All in all, it worked. In hindsight I wish I had taken more pictures. Ohh well, it was a learning experience, and we'll be revisiting this project in a week or two, so I can take some better pictures then.
I sleep for a few hours, and it's pretty much finished. Also there's nobody here. Spooky.
We used 3D printing to do the bridge and the tuning heads. Those are the only parts that aren't paper though. In order to do the big pieces like the neck we cut out a bunch of shapes and paper mached them together. It creates a surprisingly strong piece.
Tristan planing the neck. If you don't, the strings will hit against all the imperfections and create a buzzing noise.
The form finally finished, after twelve hours . Here it is with the neck attached. Of course that's just a mold, for the actual violin we're using 8 layers of paper mache.
Here's the finished body. Well more or less finished, we still need to put the two halves together and shave off the excess. As of this posting they're not dry.
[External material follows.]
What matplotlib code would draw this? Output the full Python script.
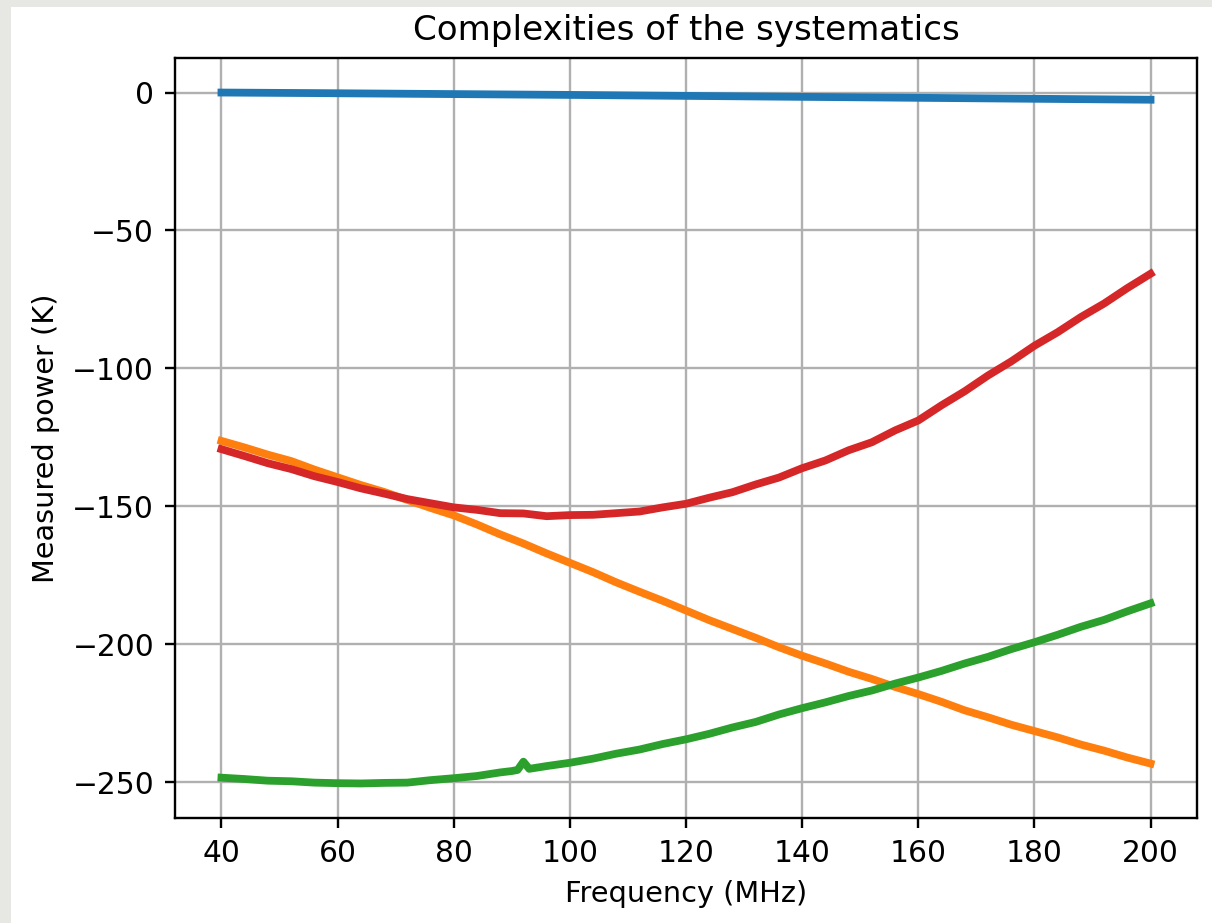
"""Complexities of the systematics: four systematic curves vs frequency."""

import matplotlib

matplotlib.use("Agg")
import matplotlib.pyplot as plt
from matplotlib.patches import Rectangle

# ---- data -----------------------------------------------------------------
FREQ = [40, 44, 48, 52, 56, 60, 64, 68, 72, 76, 80, 84, 88, 92, 96, 100,
        104, 108, 112, 116, 120, 124, 128, 132, 136, 140, 144, 148, 152, 156,
        160, 164, 168, 172, 176, 180, 184, 188, 192, 196, 200]

BLUE = [0.0, -0.05, -0.1, -0.15, -0.2, -0.26, -0.32, -0.38, -0.44, -0.5,
        -0.56, -0.62, -0.68, -0.74, -0.8, -0.86, -0.93, -1.0, -1.07, -1.14,
        -1.21, -1.28, -1.35, -1.42, -1.49, -1.56, -1.63, -1.7, -1.77, -1.84,
        -1.91, -1.98, -2.05, -2.12, -2.19, -2.26, -2.33, -2.4, -2.47, -2.54,
        -2.6]

ORANGE = [-126.3, -128.7, -131.3, -133.6, -136.7, -139.5, -142.3, -144.8,
          -147.7, -150.6, -153.3, -156.6, -160.2, -163.5, -167.1, -170.5,
          -173.9, -177.6, -181.0, -184.3, -187.8, -191.3, -194.5, -197.7,
          -201.1, -204.2, -207.0, -210.0, -212.6, -215.5, -218.1, -220.9,
          -224.0, -226.5, -229.2, -231.5, -233.8, -236.4, -238.6, -241.1,
          -243.3]

RED = [-129.3, -131.8, -134.4, -136.5, -139.1, -141.2, -143.5, -145.4,
       -147.4, -148.9, -150.4, -151.3, -152.5, -152.6, -153.6, -153.2,
       -153.1, -152.5, -151.9, -150.4, -149.1, -146.9, -144.9, -142.1,
       -139.6, -136.2, -133.4, -129.7, -126.8, -122.5, -118.9, -113.4,
       -108.3, -102.6, -97.5, -91.8, -86.9, -81.4, -76.5, -70.9, -65.7]

GREEN_FREQ = [40, 44, 48, 52, 56, 60, 64, 68, 72, 76, 80, 84, 88, 90, 91,
              92, 93, 96, 100, 104, 108, 112, 116, 120, 124, 128, 132, 136,
              140, 144, 148, 152, 156, 160, 164, 168, 172, 176, 180, 184,
              188, 192, 196, 200]

GREEN = [-248.4, -248.9, -249.5, -249.7, -250.2, -250.4, -250.5, -250.3,
         -250.2, -249.3, -248.6, -247.8, -246.5, -246.0, -245.6, -242.6,
         -245.2, -244.2, -243.0, -241.5, -239.7, -238.2, -236.2, -234.5,
         -232.5, -230.2, -228.2, -225.5, -223.2, -221.1, -218.8, -216.8,
         -214.3, -212.1, -209.7, -207.0, -204.6, -201.8, -199.3, -196.6,
         -193.7, -191.2, -188.1, -185.2]

X_TICKS = [40, 60, 80, 100, 120, 140, 160, 180, 200]
Y_TICKS = [0, -50, -100, -150, -200, -250]

# ---- figure -----------------------------------------------------------------
W, H = 1212, 923
S = 2.14  # screen scale of the original figure

fig = plt.figure(figsize=(W / 100, H / 100), dpi=100, facecolor="white")
# light grey page border on the left and top of the screenshot
fig.patches.append(Rectangle((0, 0), 11 / W, 1, transform=fig.transFigure,
                             facecolor="#e7e7e4", edgecolor="none",
                             zorder=-10))
fig.patches.append(Rectangle((0, 1 - 7 / H), 1, 7 / H,
                             transform=fig.transFigure, facecolor="#e7e7e4",
                             edgecolor="none", zorder=-10))

ax = fig.add_axes([175 / W, (H - 818) / H, (1197 - 175) / W, (818 - 58) / H])

lw = 5.6
ax.plot(FREQ, BLUE, color="#1f77b4", lw=lw)
ax.plot(FREQ, ORANGE, color="#ff7f0e", lw=lw)
ax.plot(GREEN_FREQ, GREEN, color="#2ca02c", lw=lw)
ax.plot(FREQ, RED, color="#d62728", lw=lw)

ax.set_xticks(X_TICKS)
ax.set_yticks(Y_TICKS)
ax.grid(True, color="#b0b0b0", lw=0.8 * S)
ax.set_axisbelow(True)
for sp in ax.spines.values():
    sp.set_linewidth(0.8 * S)
ax.tick_params(labelsize=10 * S, length=3.5 * S, width=0.8 * S,
               pad=3.5 * S)

ax.set_title("Complexities of the systematics", fontsize=24.6, pad=6 * S)
ax.set_xlabel("Frequency (MHz)", fontsize=20.7, labelpad=4 * S)
ax.set_ylabel("Measured power (K)", fontsize=20.7, labelpad=4 * S)

fig.savefig("out.png", dpi=100)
Ok, so, I went home to sleep for a few hours. It turned out it was eight hours. Thats more then I wanted, but oh well, I'll be awake and productive now!
It seems that while I was sleeping, Alex who is currently asleep, has printed off the rest of the mold for the violin! This is very exiting because it means that I can clean off the table and get to the real interesting part of our feed! (if you didn't find getting a 3d printer going exiting enough, lolz) I'm going to start working on the body of the violin! I think I'll also get a few other parts printing while I'm at it; I modeled the bridge and the pegs last night on blender.
Since the last post we have made a neck for the violin, and printed half of the mold for the body. It took a bit of doing to get the printr going smoothly, but it seems pretty happy now! Time to get a bit of sleep. More updates will follow when someone wakes up!
Ok, this is Tristan checking in. Gunna give ya a bit of a picture show!
This is The prototype I built.
Heres a bit of our space, you can see our printr on the desk there. We are trying to use it to print off a mold for the body of the violin that Alex made on opencad.
Heres our cam, looking down on the printr. Also we've been watching the deconstruction main feed.
Heres the print bed. Now right side up!
And heres a display of alex's random and useful knowledge; we built a rheostat.
So the first problem of the evening, my flatmate accidentally snapped the termistor on the heated bed of our 3D printer. I thought I could just measure the temperature manually, but it turns out the printer won't power the bed at all unless it's getting a value for that thermistor. Not having any appropriate resistors on hand and not having the time to dig through the firmware, we had to improvise. The solution was something called a liquid rheostat. Basically, you put both leads in water and slowly add salt. The more salt you add the lower the resistance. That gave us a fake resistance value and fixed the bed.
Someone also put the bed on backwards. That was a lot easier to figure out.